The Futility of Using the Blackhawks "Blueprint" With the Florida Panthers
|The Panthers present a much bigger challenge than Tallon had with the Hawks.|
Tallon has declared his intention to use the Blackhawks "blueprint" to turn around hockey's most woebegone franchises.
But in Chicago, Tallon had a cold-weather city full of natives who had a sentimental attachment to the team and its rich hockey history. He comes to a warm-weather city full of transplants who have no sentimental reason to root for the Panthers, in part because the team has virtually no history.
It's like the difference between doing CPR on someone who's been submerged for one minute (the Hawks) versus trying it on someone who's been submerged for one week (the Panthers).

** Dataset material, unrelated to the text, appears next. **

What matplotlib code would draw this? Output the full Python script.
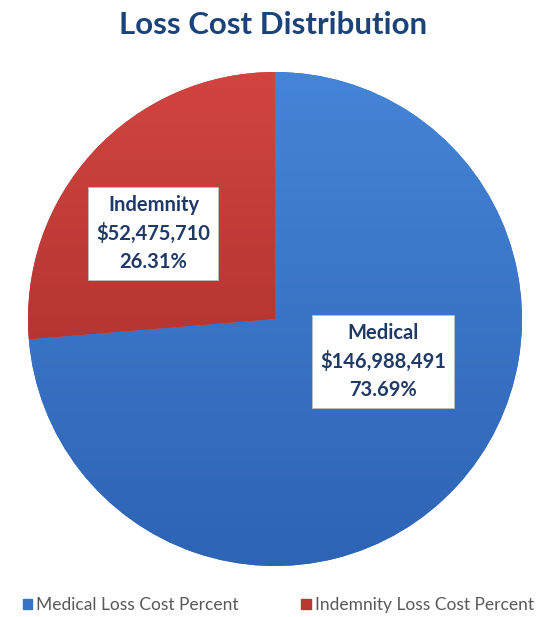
import numpy as np
import matplotlib
matplotlib.use("Agg")
from matplotlib import pyplot as plt

# loss cost data
categories = ["Medical", "Indemnity"]
legend_labels = ["Medical Loss Cost Percent", "Indemnity Loss Cost Percent"]
amounts = [146988491, 52475710]
percents = ["73.69%", "26.31%"]

# top / bottom shades for each slice
tops = [(0.27, 0.52, 0.84), (0.82, 0.27, 0.25)]
bottoms = [(0.18, 0.39, 0.71), (0.62, 0.16, 0.15)]
mids = [tuple((np.array(t) + np.array(b)) / 2) for t, b in zip(tops, bottoms)]

plt.rcParams['font.family'] = ['Lato', 'DejaVu Sans']

fig = plt.figure(figsize=(5.46, 6.17), dpi=100)
fig.patch.set_facecolor("white")

ax = fig.add_axes([28 / 546, 51 / 617, 494 / 546, 494 / 617])
wedges, _ = ax.pie(amounts, startangle=90, counterclock=False, colors=mids,
                   radius=1, wedgeprops=dict(linewidth=0))
ax.set_xlim(-1, 1)
ax.set_ylim(-1, 1)
ax.set_aspect("equal")
ax.axis("off")

# vertical gradient fill clipped to each wedge
n = 256
for w, t, b in zip(wedges, tops, bottoms):
    frac = np.linspace(0, 1, n)[:, None, None]
    grad = np.array(t)[None, None, :] * (1 - frac) + np.array(b)[None, None, :] * frac
    img = ax.imshow(grad, extent=[-1, 1, -1, 1], origin="upper", aspect="auto", zorder=2)
    img.set_clip_path(w)

# value labels in white boxes
label_pos = [(0.437, -0.172), (-0.492, 0.346)]
for (x, y), name, amt, pct in zip(label_pos, categories, amounts, percents):
    ax.text(x, y, f"{name}\n${amt:,}\n{pct}", ha="center", va="center",
            fontsize=14.5, fontweight="bold", color="#1F3A66", linespacing=1.5,
            zorder=5,
            bbox=dict(boxstyle="square,pad=0.4", facecolor="white",
                      edgecolor="#BFBFBF", linewidth=0.6))

fig.text(0.5, 1 - 25 / 617, "Loss Cost Distribution", ha="center", va="center",
         fontsize=22.5, fontweight="bold", color="#1B4279")

handles = [plt.Rectangle((0, 0), 1, 1, color=c) for c in mids]
fig.legend(handles, legend_labels, loc="center", bbox_to_anchor=(0.51, 1 - 605 / 617),
           ncol=2, frameon=False, fontsize=12.5, labelcolor="#595959",
           handlelength=0.55, handleheight=0.55, handletextpad=0.25, columnspacing=3.6)

fig.savefig("out.png", dpi=100, facecolor="white")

The lack of local enthusiasm for the Panthers deprives the team of a home ice advantage. It also makes it harder to lure the game's best free agents -- or to keep the young stars who develop here (like Jay Bouwmeester), who bolt when their contracts come up for renewal.
The Panthers have the third pick in next month's NHL Draft, the same spot at which Tallon's Hawks plucked Jonathan Toews in 2006. Of course, Toews was one of the best players in this year's Olympics and is the runaway favorite to win the Conn Smythe Trophy as the league's best playoff performer.
It'll be mighty hard for Tallon to find a player of Toews' caliber at the same spot in this year's draft. Just as he'll need a lot of luck to land the top pick in next year's draft, as the Hawks did, picking Toews' linemate, All-Star winger Patrick Kane.
But let's say that for Tallon, lightning does strike twice. In a couple of years, he's built a South Florida sports franchise that has dynamic young talent that makes it a title contender every year. In that case, the Florida Panthers would look like... well... the Florida Marlins, currently posting the fourth-worst attendance figures in baseball.
Sorry, Dale. But you don't have a snowball's chance in Sunrise of making hockey a hit in South Florida.